= Vilho Koskela =

Fictional human

Koskela as played by Jussi Vatanen in the 2017 film version

Vilho Johannes "Ville" Koskela is a fictional character in Väinö Linna's 1954 war novel The Unknown Soldier and the Under the North Star trilogy (1959–1962). In The Unknown Soldier, Koskela's military rank is initially that of a sergeant major, but he later rises to lieutenant. According to Väinö Linna, Vilho Koskela's role model was Nilsiä-born Einari Kokkonen. Another officer who provided material for Koskela's character was a lieutenant named Niemelä, who fell in the aftermath of the Battle of Pertjärvi, and whom Linna also valued as a leader.

== In the literature ==
=== The Unknown Soldier ===
Vilho Koskela is an almost 30-year-old sub-lieutenant when the Continuation War breaks out. The soldiers serving under him are more understanding of Koskela than of the other squad leader, Lieutenant Lammio (who later, as an active officer, will succeed Captain Kaarna as company commander). Koskela is quiet, calm and friendly, and therefore manages to gain the trust of his soldiers. Because of his reticence, he is nicknamed Ville Vaitelias ("Quiet Ville"). Koskela is quite modest and often more of a soldier than an officer. Koskela dies during the defensive battles of the summer of 1944; he is shot with a machine gun while destroying an enemy tank with a satchel charge, and his attempt to prevent the Finnish line from breaking apart is wasted.

=== Under the North Star ===
Koskela's background is revealed more in Under the North Star, and his first appearance occurs in the second volume of the trilogy. He was born in the Pentinkulma village of Tavastia in 1913, and he is the firstborn son of Akseli Koskela, a farmer and Red Guard officer, and Elina Kivivuori. Vilho's three uncles die in the 1918 Finnish Civil War, and two of his three younger brothers later fall in the Winter War.

At school, Vilho is a quiet and reserved student, a fairly easy student for the teacher. His main wish for school is for it to end soon. His teacher, Pentti Rautajärvi, is impressed by Vilho's gold medal in the parish boys' skiing competition. Even after finishing school, he is interested in sports, but knows on the other hand that his father will not let him "play sports on the Civil Guard's field".

Vilho is serving his military service in Hennala in the Tampere Regiment, where his father, a former Red Guard, was imprisoned there at the end of the Civil War. In the ranks, Vilho "learns everything easily", and he continues on to the NCO school. The assignment there is considered somewhat special because of his family's "Red connections": his father and uncles fought on the Red side in the Civil War, and Uncle Janne is a staunch Social Democrat. The primary reasons for the assignment to the NCO school are Vilho's success in cross-country skiing competitions and other "physical training" as well as his excellent marksmanship.

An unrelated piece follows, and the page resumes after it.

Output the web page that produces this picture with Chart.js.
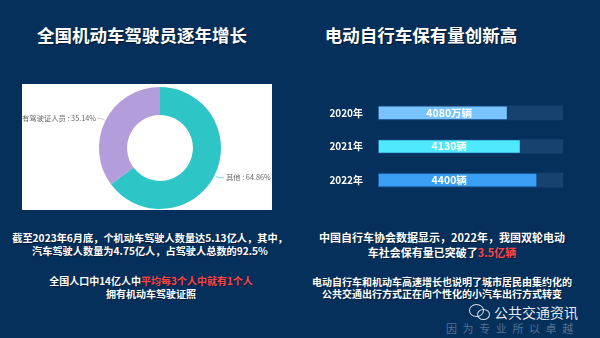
<!DOCTYPE html>
<html>
<head>
<meta charset="utf-8">
<script src="https://cdn.jsdelivr.net/npm/chart.js@4"></script>
<style>
  html, body { margin: 0; padding: 0; }
  body {
    width: 600px; height: 338px; overflow: hidden; position: relative;
    background: #06305c;
    font-family: "Noto Sans CJK SC", "Noto Sans", sans-serif;
    color: #fff;
  }
  .title {
    position: absolute; top: 23px; font-size: 17.5px; font-weight: bold;
    line-height: 24px; text-align: center; text-shadow: 1px 1px 1px rgba(0,0,0,0.5);
  }
  .txt {
    position: absolute; text-align: center; font-weight: bold;
    text-shadow: 1px 1px 1px rgba(0,0,0,0.4); white-space: nowrap;
  }
  .red { color: #ff4747; }
  #panel { position: absolute; left: 22px; top: 84px; width: 250px; height: 126px; background: #fff; }
  #panel canvas { position: absolute; left: 0; top: 0; }
  /* tick padding (7) + half label height (6) is added above and below the chart area */
  #barBox { position: absolute; left: 300px; top: 83px; width: 263px; height: 127px; }
  .wm1 { position: absolute; left: 494px; top: 303px; font-size: 14px; line-height: 18px; color: rgba(255,255,255,0.92); }
  .wm2 { position: absolute; left: 446px; top: 321px; font-size: 11px; line-height: 14px; letter-spacing: 5.6px; color: rgba(150,170,200,0.55); }
  .bubble { position: absolute; border: 1.5px solid rgba(255,255,255,0.85); border-radius: 50%; }
</style>
</head>
<body>
<div class="title" style="left:0;width:284px;">全国机动车驾驶员逐年增长</div>
<div class="title" style="left:300px;width:242px;">电动自行车保有量创新高</div>

<div id="panel"><canvas id="pieChart" width="250" height="126"></canvas></div>
<div id="barBox"><canvas id="barChart" width="263" height="127"></canvas></div>

<div class="txt" style="left:0;width:300px;top:231px;font-size:10.2px;line-height:13px;">
  截至2023年6月底，个机动车驾驶人数量达5.13亿人，其中，<br>汽车驾驶人数量为4.75亿人，占驾驶人总数的92.5%
</div>
<div class="txt" style="left:0;width:302px;top:275px;font-size:10px;line-height:12.5px;">
  全国人口中14亿人中<span class="red">平均每3个人中就有1个人</span><br>拥有机动车驾驶证照
</div>
<div class="txt" style="left:300px;width:284px;top:230px;font-size:11px;line-height:15px;">
  中国自行车协会数据显示，2022年，我国双轮电动<br>车社会保有量已突破了<span class="red">3.5亿辆</span>
</div>
<div class="txt" style="left:300px;width:284px;top:275.5px;font-size:10px;line-height:12.5px;">
  电动自行车和机动车高速增长也说明了城市居民由集约化的<br>公共交通出行方式正在向个性化的小汽车出行方式转变
</div>

<div class="bubble" style="left:469px;top:304px;width:13px;height:11px;"></div>
<div class="bubble" style="left:477px;top:309px;width:11px;height:9px;"></div>
<div class="wm1">公共交通资讯</div>
<div class="wm2">因为专业所以卓越</div>

<script>
// donut data
const pieLabels = ['其他', '有驾驶证人员'];
const pieValues = [64.86, 35.14];
const pieColors = ['#2ec5c7', '#b39ddb'];

// bar data
const years = ['2020年', '2021年', '2022年'];
const barLevels = [70, 77, 86]; // bar length in % of the track
const barTexts = ['4080万辆', '4130辆', '4400辆'];
const barColors = ['#79c4ff', '#4ee9fc', '#3ba0f3'];
const trackMax = 100;

const sliceLabels = {
  id: 'sliceLabels',
  afterDatasetsDraw(chart) {
    const { ctx } = chart;
    const meta = chart.getDatasetMeta(0);
    ctx.save();
    ctx.font = '7.3px "Noto Sans CJK SC", sans-serif';
    ctx.textBaseline = 'middle';
    meta.data.forEach((arc, i) => {
      const mid = (arc.startAngle + arc.endAngle) / 2;
      const r = arc.outerRadius;
      const cx = Math.cos(mid), cy = Math.sin(mid);
      const x0 = arc.x + cx * (r + 1), y0 = arc.y + cy * (r + 1);
      const x1 = arc.x + cx * (r + 5), y1 = arc.y + cy * (r + 5);
      const right = cx >= 0;
      const x2 = x1 + (right ? 5 : -4);
      ctx.strokeStyle = pieColors[i];
      ctx.globalAlpha = 0.6;
      ctx.lineWidth = 1;
      ctx.beginPath();
      ctx.moveTo(x0, y0);
      ctx.lineTo(x1, y1);
      ctx.lineTo(x2, y1);
      ctx.stroke();
      ctx.globalAlpha = 1;
      ctx.fillStyle = '#666';
      ctx.textAlign = right ? 'left' : 'right';
      ctx.fillText(pieLabels[i] + ' : ' + pieValues[i].toFixed(2) + '%', x2 + (right ? 2 : -1), y1);
    });
    ctx.restore();
  }
};

new Chart(document.getElementById('pieChart'), {
  type: 'doughnut',
  data: {
    labels: pieLabels,
    datasets: [{
      data: pieValues,
      backgroundColor: pieColors,
      borderWidth: 0,
      hoverOffset: 0
    }]
  },
  options: {
    responsive: false,
    animation: false,
    cutout: '54%',
    layout: { padding: { left: 26, right: 0, top: 3, bottom: 1 } },
    plugins: { legend: { display: false }, tooltip: { enabled: false } }
  },
  plugins: [sliceLabels]
});

const barLabels = {
  id: 'barLabels',
  afterDatasetsDraw(chart) {
    const { ctx } = chart;
    const xScale = chart.scales.x;
    const meta = chart.getDatasetMeta(0);
    ctx.save();
    ctx.font = 'bold 10.5px "Noto Sans CJK SC", sans-serif';
    ctx.fillStyle = '#fff';
    ctx.textAlign = 'center';
    ctx.textBaseline = 'middle';
    meta.data.forEach((bar, i) => {
      ctx.fillText(barTexts[i], xScale.getPixelForValue(38.5), bar.y);
    });
    ctx.restore();
  }
};

new Chart(document.getElementById('barChart'), {
  type: 'bar',
  data: {
    labels: years,
    datasets: [
      {
        data: barLevels,
        backgroundColor: barColors,
        borderColor: '#0d3f78',
        borderWidth: 1,
        borderSkipped: false,
        barThickness: 14,
        grouped: false
      },
      {
        data: years.map(() => trackMax),
        backgroundColor: '#17416e',
        borderWidth: 0,
        barThickness: 14,
        grouped: false
      }
    ]
  },
  options: {
    indexAxis: 'y',
    responsive: false,
    animation: false,
    layout: { padding: 0 },
    scales: {
      x: { display: false, min: 0, max: trackMax },
      y: {
        grid: { display: false },
        border: { display: false },
        ticks: {
          color: '#fff',
          padding: 7,
          font: { family: '"Noto Sans CJK SC", sans-serif', size: 10, weight: 'bold' }
        },
        afterFit(scale) { scale.width = 78; }
      }
    },
    plugins: { legend: { display: false }, tooltip: { enabled: false } }
  },
  plugins: [barLabels]
});
</script>
</body>
</html>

Pentikulma's pastor Lauri Salpakari, who often clashes with Vilho's father Aksel, respects Vilho: "He is an honest boy... You can see something of the best of this nation in him..." Salpakari believes that Vilho and his brothers have made amends for their father's "bad deeds" to the nation.

After the Winter War, Koskela is ordered to an officer's school, and he remains in the army as a sub-lieutenant on additional pay. On his first vacation in Pentinkulma during the Interim Peace in the spring of 1941, his old teacher made a first name basis trade with him: "Since we are fellow officers here. From now on, Pentti." While on his second vacation in the autumn of 1942, Vilho, in a discussion with his father, made pessimistic assessments of the outcome of the war and considered Germany's defeat possible – long before the Battle of Stalingrad.

== Performers ==

Koskela as played by Kosti Klemelä in the 1955 version

In the 1955 The Unknown Soldier film, directed by Edvin Laine, Koskela was played by Kosti Klemelä. In the 1970 film Akseli and Elina, based on the third volume of the trilogy, he was played by Ismo Vehkakoski. In the second The Unknown Soldier version from 1985, directed by Rauni Mollberg, Koskela was played by Risto Tuorila. In the 2009 Under the North Star II, directed by Timo Koivusalo, Koskela was played by Sampo Sarkola. In the third The Unknown Soldier version from 2017, directed by Aku Louhimies, Koskela was played by Jussi Vatanen.